The Lockyer Creek Railway Bridge spans a dry gully on the eastern bank of Lockyer Creek, 1 km south south east of Lockyer. It is a concrete arch bridge aligned on a 12 chain curve and carrying a single track on a ballasted deck. Its spans are:
- 2x14 ft reinforced concrete arches, concrete abutment, common concrete piers
- 1x90 ft reinforced concrete arch supporting 2x13 ft and 2x10 ft reinforced concrete spandrel arches, common concrete piers
- 2x14 ftreinforced concrete arches, common concrete piers, concrete abutment

The spandrel columns are arranged in pairs, one for each arch rib, with crossbracing in concrete. The arch ribs are parabolic of rectangular section. There is a concrete balustrade. The whole structure is in cast-in-situ concrete.

== Heritage listing ==
Lockyer Creek Railway Bridge (Lockyer) was listed on the Queensland Heritage Register on 21 October 1992 having satisfied the following criteria.

The place is important in demonstrating the evolution or pattern of Queensland's history.

The Lockyer Creek railway bridge at Lockyer demonstrates the development of railways in Queensland, being an example of the way in which this important early railway line was upgraded to meet the requirements of the early 20th century. It illustrates the skill with which the technology of the era was used to solve the problems of climatic conditions and terrain encountered in this process.

The place is important because of its aesthetic significance.

The design of the bridge is aesthetically pleasing as well as functional and its arches form an attractive contrast with the vegetation of its setting over a gully.

The place is important in demonstrating a high degree of creative or technical achievement at a particular period.

This Lockyer Creek Railway Bridge at Lockyer was built to an innovative design, being only the second reinforced concrete arched bridge designed in Australia.

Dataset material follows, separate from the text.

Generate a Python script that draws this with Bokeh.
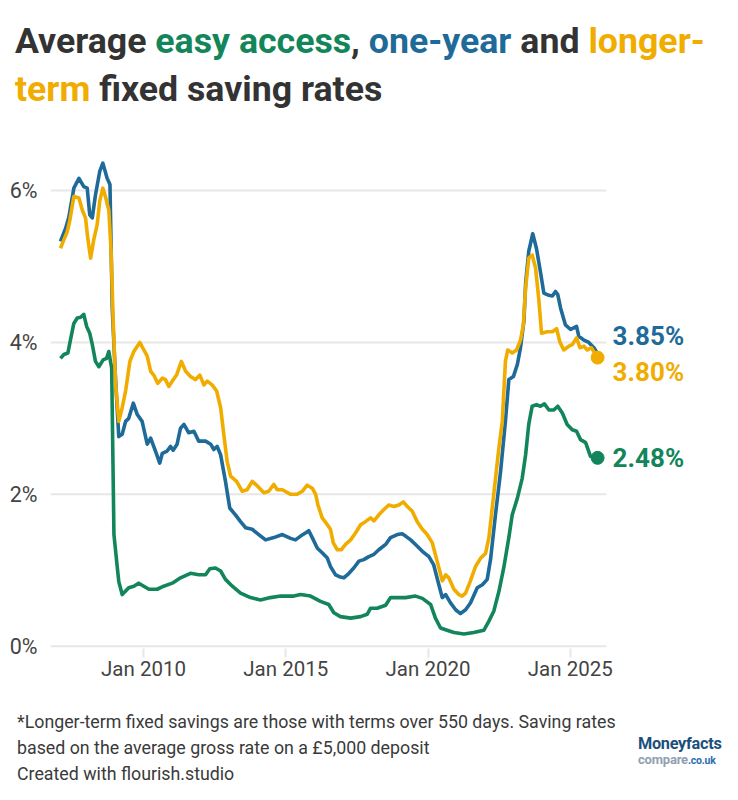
from bokeh.plotting import figure
from bokeh.models import Range1d, FixedTicker, Label, Div
from bokeh.layouts import column, row
from bokeh.embed import file_html
from bokeh.resources import INLINE

GREEN = "#12865a"
BLUE = "#1e6a98"
YELLOW = "#f0ad00"
DARK = "#333333"
GRID = "#e7e7e7"

# ---- data (decimal years, % rates) ----
one_year_t = [2007.08, 2007.26, 2007.37, 2007.55, 2007.73, 2007.90, 2008.02, 2008.11, 2008.20, 2008.31,
              2008.46, 2008.57, 2008.72, 2008.82, 2008.90, 2009.02, 2009.13, 2009.25, 2009.37, 2009.48,
              2009.64, 2009.78, 2009.95, 2010.13, 2010.25, 2010.42, 2010.57, 2010.66, 2010.83, 2010.95,
              2011.04, 2011.18, 2011.30, 2011.42, 2011.59, 2011.77, 2011.94, 2012.18, 2012.36, 2012.47,
              2012.59, 2012.71, 2012.88, 2013.03, 2013.23, 2013.41, 2013.59, 2013.82, 2014.05, 2014.29,
              2014.58, 2014.88, 2015.17, 2015.34, 2015.52, 2015.69, 2015.81, 2015.93, 2016.11, 2016.28,
              2016.46, 2016.57, 2016.75, 2016.92, 2017.04, 2017.22, 2017.39, 2017.57, 2017.74, 2017.92,
              2018.10, 2018.27, 2018.51, 2018.68, 2018.92, 2019.09, 2019.21, 2019.39, 2019.56, 2019.80,
              2020.03, 2020.20, 2020.38, 2020.50, 2020.62, 2020.79, 2020.97, 2021.14, 2021.32, 2021.49,
              2021.73, 2021.91, 2022.08, 2022.20, 2022.37, 2022.55, 2022.72, 2022.84, 2023.00, 2023.14,
              2023.25, 2023.37, 2023.43, 2023.54, 2023.68, 2023.81, 2023.95, 2024.07, 2024.25, 2024.37,
              2024.48, 2024.56, 2024.66, 2024.83, 2025.01, 2025.12, 2025.22, 2025.30, 2025.48, 2025.65,
              2025.83, 2025.96]
one_year = [5.33, 5.50, 5.64, 6.03, 6.16, 6.05, 6.03, 5.68, 5.64, 5.94,
            6.25, 6.36, 6.16, 6.08, 4.45, 3.49, 2.76, 2.79, 2.96, 3.00,
            3.20, 3.05, 2.96, 2.66, 2.74, 2.57, 2.41, 2.54, 2.57, 2.63,
            2.58, 2.66, 2.87, 2.92, 2.81, 2.83, 2.70, 2.70, 2.66, 2.59,
            2.63, 2.52, 2.17, 1.82, 1.73, 1.64, 1.56, 1.54, 1.47, 1.40,
            1.43, 1.47, 1.42, 1.40, 1.45, 1.49, 1.52, 1.43, 1.29, 1.23,
            1.16, 1.05, 0.94, 0.91, 0.90, 0.96, 1.03, 1.12, 1.14, 1.18,
            1.21, 1.27, 1.34, 1.43, 1.47, 1.48, 1.45, 1.40, 1.34, 1.25,
            1.18, 1.07, 0.81, 0.64, 0.68, 0.57, 0.48, 0.43, 0.48, 0.57,
            0.77, 0.81, 0.88, 1.15, 1.73, 2.30, 2.96, 3.51, 3.55, 3.71,
            3.93, 4.28, 4.78, 5.20, 5.43, 5.24, 4.93, 4.65, 4.62, 4.61,
            4.67, 4.63, 4.45, 4.23, 4.17, 4.19, 4.21, 4.08, 4.03, 4.00,
            3.93, 3.85]

longer_t = [2007.08, 2007.20, 2007.32, 2007.41, 2007.55, 2007.73, 2007.85, 2007.96, 2008.04, 2008.14,
            2008.25, 2008.37, 2008.46, 2008.57, 2008.66, 2008.78, 2008.86, 2008.93, 2009.02, 2009.13,
            2009.25, 2009.37, 2009.52, 2009.66, 2009.78, 2009.87, 2010.01, 2010.13, 2010.25, 2010.36,
            2010.50, 2010.66, 2010.77, 2010.89, 2011.01, 2011.16, 2011.33, 2011.48, 2011.65, 2011.83,
            2011.98, 2012.12, 2012.24, 2012.41, 2012.57, 2012.71, 2012.82, 2012.94, 2013.06, 2013.27,
            2013.47, 2013.64, 2013.82, 2014.00, 2014.23, 2014.40, 2014.58, 2014.70, 2014.88, 2015.17,
            2015.40, 2015.58, 2015.75, 2015.93, 2016.05, 2016.13, 2016.28, 2016.46, 2016.57, 2016.67,
            2016.81, 2016.95, 2017.10, 2017.28, 2017.45, 2017.63, 2017.80, 2017.98, 2018.10, 2018.27,
            2018.45, 2018.62, 2018.80, 2018.97, 2019.13, 2019.27, 2019.44, 2019.62, 2019.80, 2019.97,
            2020.15, 2020.32, 2020.50, 2020.62, 2020.73, 2020.91, 2021.08, 2021.20, 2021.32, 2021.49,
            2021.67, 2021.85, 2022.02, 2022.14, 2022.31, 2022.49, 2022.61, 2022.72, 2022.80, 2022.96,
            2023.11, 2023.25, 2023.35, 2023.43, 2023.54, 2023.66, 2023.78, 2023.89, 2023.99, 2024.19,
            2024.37, 2024.52, 2024.63, 2024.77, 2024.95, 2025.07, 2025.22, 2025.34, 2025.48, 2025.60,
            2025.74, 2025.96]
longer = [5.24, 5.35, 5.46, 5.61, 5.92, 5.90, 5.74, 5.64, 5.37, 5.11,
          5.35, 5.55, 5.86, 6.03, 5.92, 5.74, 5.20, 4.32, 3.44, 2.96,
          3.14, 3.36, 3.75, 3.88, 3.95, 4.00, 3.90, 3.82, 3.62, 3.57,
          3.46, 3.53, 3.51, 3.42, 3.49, 3.57, 3.75, 3.62, 3.55, 3.51,
          3.57, 3.44, 3.49, 3.44, 3.36, 3.14, 2.79, 2.43, 2.24, 2.17,
          2.04, 2.06, 2.17, 2.11, 2.02, 2.04, 2.13, 2.06, 2.06, 2.00,
          2.00, 2.04, 2.12, 2.08, 2.00, 1.86, 1.69, 1.60, 1.54, 1.36,
          1.27, 1.27, 1.34, 1.40, 1.49, 1.60, 1.64, 1.69, 1.65, 1.73,
          1.80, 1.86, 1.84, 1.86, 1.90, 1.84, 1.78, 1.64, 1.54, 1.47,
          1.36, 1.12, 0.86, 0.94, 0.90, 0.75, 0.68, 0.66, 0.70, 0.86,
          1.05, 1.16, 1.22, 1.43, 2.00, 2.61, 2.96, 3.75, 3.90, 3.86,
          3.90, 4.03, 4.23, 4.72, 5.11, 5.15, 4.98, 4.58, 4.12, 4.14,
          4.14, 4.18, 4.01, 3.90, 3.95, 3.97, 4.06, 3.93, 3.95, 3.90,
          3.93, 3.80]

easy_t = [2007.08, 2007.20, 2007.34, 2007.43, 2007.55, 2007.67, 2007.79, 2007.90, 2008.00, 2008.11,
          2008.20, 2008.31, 2008.43, 2008.58, 2008.70, 2008.78, 2008.88, 2008.96, 2009.08, 2009.13,
          2009.25, 2009.48, 2009.66, 2009.83, 2010.01, 2010.19, 2010.48, 2010.71, 2011.01, 2011.30,
          2011.65, 2011.94, 2012.18, 2012.33, 2012.53, 2012.71, 2012.88, 2013.12, 2013.41, 2013.76,
          2014.11, 2014.46, 2014.82, 2015.28, 2015.52, 2015.87, 2016.22, 2016.51, 2016.69, 2016.92,
          2017.28, 2017.63, 2017.86, 2017.98, 2018.21, 2018.51, 2018.68, 2018.92, 2019.21, 2019.56,
          2019.80, 2020.09, 2020.26, 2020.44, 2020.67, 2020.91, 2021.26, 2021.61, 2021.96, 2022.14,
          2022.31, 2022.49, 2022.66, 2022.84, 2022.96, 2023.14, 2023.31, 2023.43, 2023.54, 2023.66,
          2023.81, 2023.95, 2024.09, 2024.25, 2024.42, 2024.56, 2024.72, 2024.89, 2025.07, 2025.22,
          2025.36, 2025.54, 2025.71, 2025.96]
easy = [3.79, 3.84, 3.86, 4.03, 4.25, 4.32, 4.33, 4.37, 4.21, 4.12,
        3.97, 3.75, 3.68, 3.77, 3.79, 3.88, 3.66, 1.47, 1.03, 0.85,
        0.68, 0.77, 0.79, 0.83, 0.79, 0.75, 0.75, 0.79, 0.83, 0.90,
        0.96, 0.94, 0.94, 1.02, 1.03, 0.99, 0.88, 0.79, 0.70, 0.64,
        0.61, 0.64, 0.66, 0.66, 0.68, 0.66, 0.59, 0.55, 0.44, 0.39,
        0.37, 0.39, 0.42, 0.50, 0.50, 0.54, 0.64, 0.64, 0.64, 0.66,
        0.63, 0.55, 0.37, 0.24, 0.21, 0.18, 0.16, 0.18, 0.21, 0.33,
        0.46, 0.72, 1.03, 1.43, 1.73, 1.95, 2.21, 2.52, 2.92, 3.16,
        3.18, 3.16, 3.19, 3.11, 3.11, 3.16, 3.07, 2.92, 2.85, 2.83,
        2.72, 2.68, 2.50, 2.48]

x_ticks = [2010, 2015, 2020, 2025]
x_tick_labels = ["Jan 2010", "Jan 2015", "Jan 2020", "Jan 2025"]
y_ticks = [0, 2, 4, 6]
y_tick_labels = ["0%", "2%", "4%", "6%"]

# axis window (styling)
X_LO, GRID_HI, X_HI = 2006.73, 2026.27, 2030.35

# ---- title ----
title_html = (
    f'<div style="font-family:Roboto;font-weight:700;font-size:35.7px;line-height:48px;'
    f'color:{DARK};padding:12px 0 0 10px;white-space:nowrap;">'
    f'Average <span style="color:{GREEN}">easy access</span>, '
    f'<span style="color:{BLUE}">one-year</span> and '
    f'<span style="color:{YELLOW}">longer-</span><br>'
    f'<span style="color:{YELLOW}">term</span> fixed saving rates</div>'
)
title = Div(text=title_html, width=722, height=110)

# ---- chart ----
p = figure(width=722, height=584, x_range=Range1d(X_LO, X_HI),
           y_range=Range1d(-0.03, 6.5), output_backend="svg", toolbar_location=None,
           min_border_left=50, min_border_right=0, min_border_top=32, min_border_bottom=56)
p.outline_line_color = None
p.background_fill_color = "white"
p.border_fill_color = "white"
p.xgrid.visible = False
p.ygrid.visible = False

# horizontal gridlines stopping short of the end labels
p.segment(x0=[X_LO] * len(y_ticks), x1=[GRID_HI] * len(y_ticks), y0=y_ticks, y1=y_ticks,
          line_color=GRID, line_width=2)

p.xaxis.ticker = FixedTicker(ticks=x_ticks)
p.xaxis.major_label_overrides = dict(zip(x_ticks, x_tick_labels))
p.xaxis.axis_line_color = None
p.xaxis.major_tick_line_color = GRID
p.xaxis.major_tick_line_width = 2
p.xaxis.major_tick_out = 9
p.xaxis.major_tick_in = 0
p.xaxis.minor_tick_line_color = None
p.xaxis.major_label_text_font = "Roboto"
p.xaxis.major_label_text_font_size = "20.5px"
p.xaxis.major_label_text_color = "#444444"
p.xaxis.major_label_standoff = -1

p.yaxis.ticker = FixedTicker(ticks=y_ticks)
p.yaxis.major_label_overrides = dict(zip(y_ticks, y_tick_labels))
p.yaxis.axis_line_color = None
p.yaxis.major_tick_line_color = None
p.yaxis.minor_tick_line_color = None
p.yaxis.major_label_text_font = "Roboto"
p.yaxis.major_label_text_font_size = "21.5px"
p.yaxis.major_label_text_color = "#444444"
p.yaxis.major_label_standoff = 7

lw = 3.6
p.line(easy_t, easy, line_color=GREEN, line_width=lw, line_join="round")
p.line(one_year_t, one_year, line_color=BLUE, line_width=lw, line_join="round")
p.line(longer_t, longer, line_color=YELLOW, line_width=lw, line_join="round")

p.scatter([easy_t[-1]], [easy[-1]], size=13, color=GREEN)
p.scatter([longer_t[-1]], [longer[-1]], size=13, color=YELLOW)

for t_, v_, col, dy in [(one_year_t[-1], one_year[-1], BLUE, 18),
                        (longer_t[-1], longer[-1], YELLOW, -14),
                        (easy_t[-1], easy[-1], GREEN, 0)]:
    p.add_layout(Label(x=t_, y=v_, x_offset=15, y_offset=dy, text=f"{v_:.2f}%",
                       text_font="Roboto", text_font_style="bold", text_font_size="26px",
                       text_color=col, text_baseline="middle", text_align="left"))

# ---- footer ----
foot_html = (
    '<div style="font-family:Roboto;font-size:17.8px;line-height:26px;color:#3a3a3a;'
    'padding:0 0 0 12px;white-space:nowrap;">'
    '*Longer-term fixed savings are those with terms over 550 days. Saving rates<br>'
    'based on the average gross rate on a £5,000 deposit<br>'
    'Created with flourish.studio</div>'
)
foot = Div(text=foot_html, width=620, height=80)
logo_html = (
    '<div style="font-family:Roboto;font-weight:700;padding:25px 0 0 3px;white-space:nowrap;">'
    '<div style="font-size:16.3px;line-height:normal;color:#1d4f7c;letter-spacing:-0.3px;">Moneyfacts</div>'
    '<div style="font-size:13px;line-height:normal;color:#8fa0b0;margin-top:-1px;letter-spacing:-0.2px;">compare'
    '<span style="font-size:10.5px;color:#2a6fb0;">.co.uk</span></div></div>'
)
logo = Div(text=logo_html, width=102, height=80)

layout = column(title, p, row(foot, logo))
open("out.html", "w").write(file_html(layout, INLINE))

It was one of a series of concrete arch bridges built for the Queensland railways between 1900 and 1913 and is unusual in construction for an Australian bridge, having separate twin parabolic arch ribs and braced concrete spandrel columns.

The place has a special association with the life or work of a particular person, group or organisation of importance in Queensland's history.

The bridge is an important example of the work of William Pagan, Chief Engineer for Railways and a major figure in the early history of engineering in Queensland.